Write out the material again exactly, please, and omit the pictures.

#####

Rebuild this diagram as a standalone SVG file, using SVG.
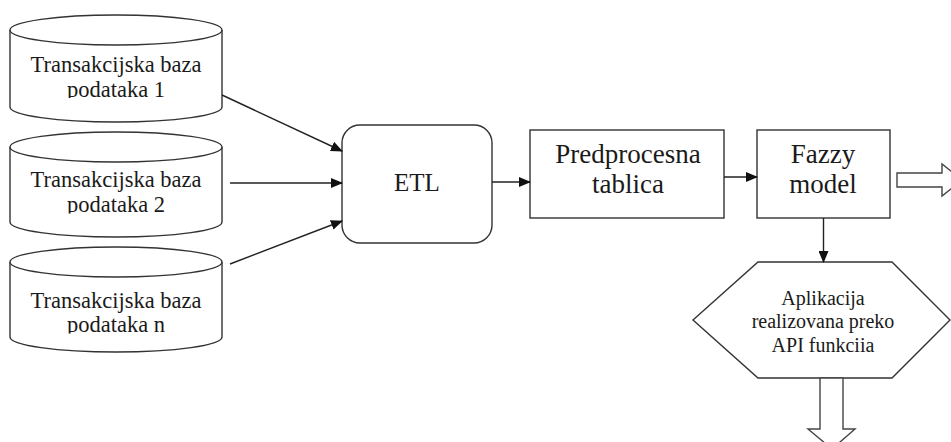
<svg xmlns="http://www.w3.org/2000/svg" width="951" height="442" viewBox="0 0 951 442">
<style>
.shape{fill:#fff;stroke:#333;stroke-width:1.4}
.conn{fill:none;stroke:#222;stroke-width:1.4}
.hollow{fill:#fff;stroke:#444;stroke-width:1.4;stroke-linejoin:miter}
text{font-family:"Liberation Serif","Times New Roman",serif;fill:#1a1a1a;text-anchor:middle}
.db{font-size:22.5px}
.big{font-size:27px}
.hex{font-size:20px}
</style>
<defs>
<marker id="ah" markerUnits="userSpaceOnUse" markerWidth="12" markerHeight="10" refX="11" refY="5" orient="auto">
<path d="M0,0 L12,5 L0,10 z" fill="#111"/>
</marker>
<clipPath id="c1"><rect x="0" y="0" width="240" height="98"/></clipPath>
<clipPath id="c2"><rect x="0" y="120" width="240" height="93.5"/></clipPath>
<clipPath id="c3"><rect x="0" y="240" width="240" height="93.5"/></clipPath>
</defs>

<g id="db1">
<path class="shape" d="M10,30 L10,107 A106,15 0 0 0 222,107 L222,30"/>
<ellipse class="shape" cx="116" cy="30" rx="106" ry="15"/>
<g clip-path="url(#c1)">
<text class="db" x="116" y="72">Transakcijska baza</text>
<text class="db" x="116" y="97">podataka 1</text>
</g>
</g>

<g id="db2">
<path class="shape" d="M10,147 L10,222 A106,15 0 0 0 222,222 L222,147"/>
<ellipse class="shape" cx="116" cy="147" rx="106" ry="15"/>
<g clip-path="url(#c2)">
<text class="db" x="116" y="187">Transakcijska baza</text>
<text class="db" x="116" y="212">podataka 2</text>
</g>
</g>

<g id="db3">
<path class="shape" d="M10,262 L10,337 A106,15 0 0 0 222,337 L222,262"/>
<ellipse class="shape" cx="116" cy="262" rx="106" ry="15"/>
<g clip-path="url(#c3)">
<text class="db" x="116" y="308">Transakcijska baza</text>
<text class="db" x="116" y="332">podataka n</text>
</g>
</g>

<g id="etl">
<rect class="shape" x="342" y="125" width="150" height="118" rx="18" ry="18"/>
<text x="417" y="191" style="font-size:25px">ETL</text>
</g>

<g id="predprocesna">
<rect class="shape" x="530" y="130" width="194" height="88"/>
<text class="big" x="628" y="163">Predprocesna</text>
<text class="big" x="628" y="193">tablica</text>
</g>

<g id="fazzy">
<rect class="shape" x="757" y="130" width="133" height="88"/>
<text class="big" x="823" y="163">Fazzy</text>
<text class="big" x="823" y="193">model</text>
</g>

<g id="aplikacija">
<polygon class="shape" points="693,320 758,262 892,262 950,320 892,378 758,378"/>
<text class="hex" x="823" y="305">Aplikacija</text>
<text class="hex" x="823" y="328">realizovana preko</text>
<text class="hex" x="823" y="352">API funkciia</text>
</g>

<g id="connectors">
<line class="conn" x1="222" y1="95" x2="342" y2="151" marker-end="url(#ah)"/>
<line class="conn" x1="230" y1="183" x2="342" y2="183" marker-end="url(#ah)"/>
<line class="conn" x1="230" y1="264" x2="342" y2="221" marker-end="url(#ah)"/>
<line class="conn" x1="492" y1="182" x2="530" y2="182" marker-end="url(#ah)"/>
<line class="conn" x1="724" y1="177" x2="757" y2="177" marker-end="url(#ah)"/>
<line class="conn" x1="823.5" y1="218" x2="823.5" y2="262" marker-end="url(#ah)"/>
<polygon class="hollow" points="897,173 942,173 942,164 962,180 942,196 942,187 897,187"/>
<polygon class="hollow" points="820,378 843,378 843,429 855,429 832,449 808,429 820,429"/>
</g>
</svg>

#####

** FINAL RESULT **
Rebuild this diagram as a standalone SVG file, using SVG.
<svg xmlns="http://www.w3.org/2000/svg" width="951" height="442" viewBox="0 0 951 442">
<style>
.shape{fill:#fff;stroke:#333;stroke-width:1.4}
.conn{fill:none;stroke:#222;stroke-width:1.4}
.hollow{fill:#fff;stroke:#444;stroke-width:1.4;stroke-linejoin:miter}
text{font-family:"Liberation Serif","Times New Roman",serif;fill:#1a1a1a;text-anchor:middle}
.db{font-size:22.5px}
.big{font-size:27px}
.hex{font-size:20px}
</style>
<defs>
<marker id="ah" markerUnits="userSpaceOnUse" markerWidth="12" markerHeight="10" refX="11" refY="5" orient="auto">
<path d="M0,0 L12,5 L0,10 z" fill="#111"/>
</marker>
<clipPath id="c1"><rect x="0" y="0" width="240" height="98"/></clipPath>
<clipPath id="c2"><rect x="0" y="120" width="240" height="93.5"/></clipPath>
<clipPath id="c3"><rect x="0" y="240" width="240" height="93.5"/></clipPath>
</defs>

<g id="db1">
<path class="shape" d="M10,30 L10,107 A106,15 0 0 0 222,107 L222,30"/>
<ellipse class="shape" cx="116" cy="30" rx="106" ry="15"/>
<g clip-path="url(#c1)">
<text class="db" x="116" y="72">Transakcijska baza</text>
<text class="db" x="116" y="97">podataka 1</text>
</g>
</g>

<g id="db2">
<path class="shape" d="M10,147 L10,222 A106,15 0 0 0 222,222 L222,147"/>
<ellipse class="shape" cx="116" cy="147" rx="106" ry="15"/>
<g clip-path="url(#c2)">
<text class="db" x="116" y="187">Transakcijska baza</text>
<text class="db" x="116" y="212">podataka 2</text>
</g>
</g>

<g id="db3">
<path class="shape" d="M10,262 L10,337 A106,15 0 0 0 222,337 L222,262"/>
<ellipse class="shape" cx="116" cy="262" rx="106" ry="15"/>
<g clip-path="url(#c3)">
<text class="db" x="116" y="308">Transakcijska baza</text>
<text class="db" x="116" y="332">podataka n</text>
</g>
</g>

<g id="etl">
<rect class="shape" x="342" y="125" width="150" height="118" rx="18" ry="18"/>
<text x="417" y="191" style="font-size:25px">ETL</text>
</g>

<g id="predprocesna">
<rect class="shape" x="530" y="130" width="194" height="88"/>
<text class="big" x="628" y="163">Predprocesna</text>
<text class="big" x="628" y="193">tablica</text>
</g>

<g id="fazzy">
<rect class="shape" x="757" y="130" width="133" height="88"/>
<text class="big" x="823" y="163">Fazzy</text>
<text class="big" x="823" y="193">model</text>
</g>

<g id="aplikacija">
<polygon class="shape" points="693,320 758,262 892,262 950,320 892,378 758,378"/>
<text class="hex" x="823" y="305">Aplikacija</text>
<text class="hex" x="823" y="328">realizovana preko</text>
<text class="hex" x="823" y="352">API funkciia</text>
</g>

<g id="connectors">
<line class="conn" x1="222" y1="95" x2="342" y2="151" marker-end="url(#ah)"/>
<line class="conn" x1="230" y1="183" x2="342" y2="183" marker-end="url(#ah)"/>
<line class="conn" x1="230" y1="264" x2="342" y2="221" marker-end="url(#ah)"/>
<line class="conn" x1="492" y1="182" x2="530" y2="182" marker-end="url(#ah)"/>
<line class="conn" x1="724" y1="177" x2="757" y2="177" marker-end="url(#ah)"/>
<line class="conn" x1="823.5" y1="218" x2="823.5" y2="262" marker-end="url(#ah)"/>
<polygon class="hollow" points="897,173 942,173 942,164 962,180 942,196 942,187 897,187"/>
<polygon class="hollow" points="820,378 843,378 843,429 855,429 832,449 808,429 820,429"/>
</g>
</svg>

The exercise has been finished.